Raina needs to convince he’s the man India need at 10/2 in Perth

Batsmen must aspire to move up the order and with Yuvraj it was really,just a case of returning to where he had once been.

Written by Harsha Bhogle | Published:October 18, 2013 4:19 am

For someone with a record that is quite encouraging,Suresh Raina often gets talked about for perceived weaknesses rather than obvious strengths. There is some merit in the discussion on whether or not he handles the short-pitched ball well enough but there is a lot more to Raina than just that (One-day international average 36.5,strike rate 91.60). And so I am delighted that he features prominently in the early thoughts on the World Cup of 2015.

Like almost everyone else,I assumed Yuvraj Singh would slip in at number four once he had proved his fitness,his form and his hunger. Batsmen must aspire to move up the order and with Yuvraj it was,really,just a case of returning to where he had once been. And so it was interesting to see Suresh Raina not just batting there for the first couple of games but having the mandate from his captain to get an extended run at number four. The thinking behind looking for an alternative at that crucial position is immaculate. Yuvraj is coming back from a lay-off,and a very serious ailment,and if for some reason his body isn’t geared to the demands of incessant cricket,you must have someone ready to move in. Once that was established,it was a question of who won the mandate.
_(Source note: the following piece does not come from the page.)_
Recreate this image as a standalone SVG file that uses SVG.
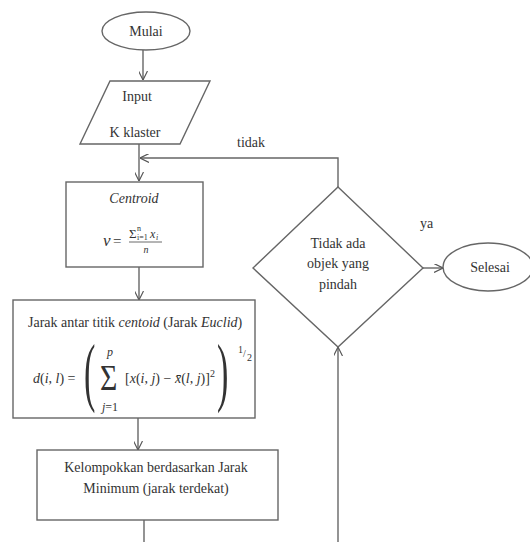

The two most obvious choices were Rohit Sharma and Virender Sehwag. For all the question marks on his temperament the one overwhelming factor in Rohit’s favour is that he is comfortable with pace and bounce and has the back foot horizontal bat shots needed to score runs against that kind of bowling. But he is now enjoying a good run at the top of the order (average 41.46 from 17 games in 2013 vs a career average of 32.5 from 103 games) and,from the point of view of the team,those skills are best utilised as an opener. Both Shikhar Dhawan and Rohit Sharma must believe that their best days are ahead of them and if they can bat together for the 35-40 one day games that India will play before the World Cup,India will have a critical component of their line up settled.

Sehwag at number four is a tempting thought. The scoreboard will rarely be static,he can manufacture shots and ensure that the innings doesn’t stagnate. But the World Cup is seventeen months away and by then Sehwag will be well into his 37th year. He isn’t now the quickest mover on the field and that is an aspect that Dhoni is very concerned about because he now has a core that is perhaps the best fielding side India has put out (though the 1985 limited overs side might contest that statement). And fielding did play a significant role in the winning of the Champions Trophy.

That leaves a short list of Ajinkya Rahane,Cheteshwar Pujara and Gautam Gambhir,each a potentially serious contender but for a place in the top three. The option of trying Pujara as an opener is genuinely exciting. His List A record is an eye-opener (average of 54.47 from 68 games with 9 centuries),he is unhurried by pace and would be just the person India can array its strokeplayers around. Just as Dhoni is looking for options at number four,he will need to guard against a loss of form from one of the openers in the lead up to the World Cup and at least one of those three has to be ready.

Raina provides an exciting option in the top order. Even when he is building an innings,he is unlikely to get marooned. He runs hard between wickets and seems to have the ability to pick the right time to change gears. Now he needs to convince everyone that if the scoreboard is reading 10 for 2 at Perth,he is the man to walk out for India (in Australia,average of 26 from 8 innings,in South Africa 23 from 7 innings). By giving him the opportunity so early into the World Cup campaign,Dhoni is ensuring that he has enough time for a course correction,should it be required.

Indeed,bounce is the factor India will have to prepare against because with hard pitches and two new balls there will be no place to hide. Raina and Jadeja,amongst the top seven,are work in progress on that front and even Yuvraj needs to convince a few more people that he is the best 10-2 man in Australia. I believe India will need one old-fashioned test match batsman in their squad and Pujara could well be that person.

Dhoni has always said that he would like whoever goes to the World Cup to have fifty games behind him. With the batsmen India is heading towards that comfort zone but there are a few hard calls that the selectors need to take with the bowling. That is for another day.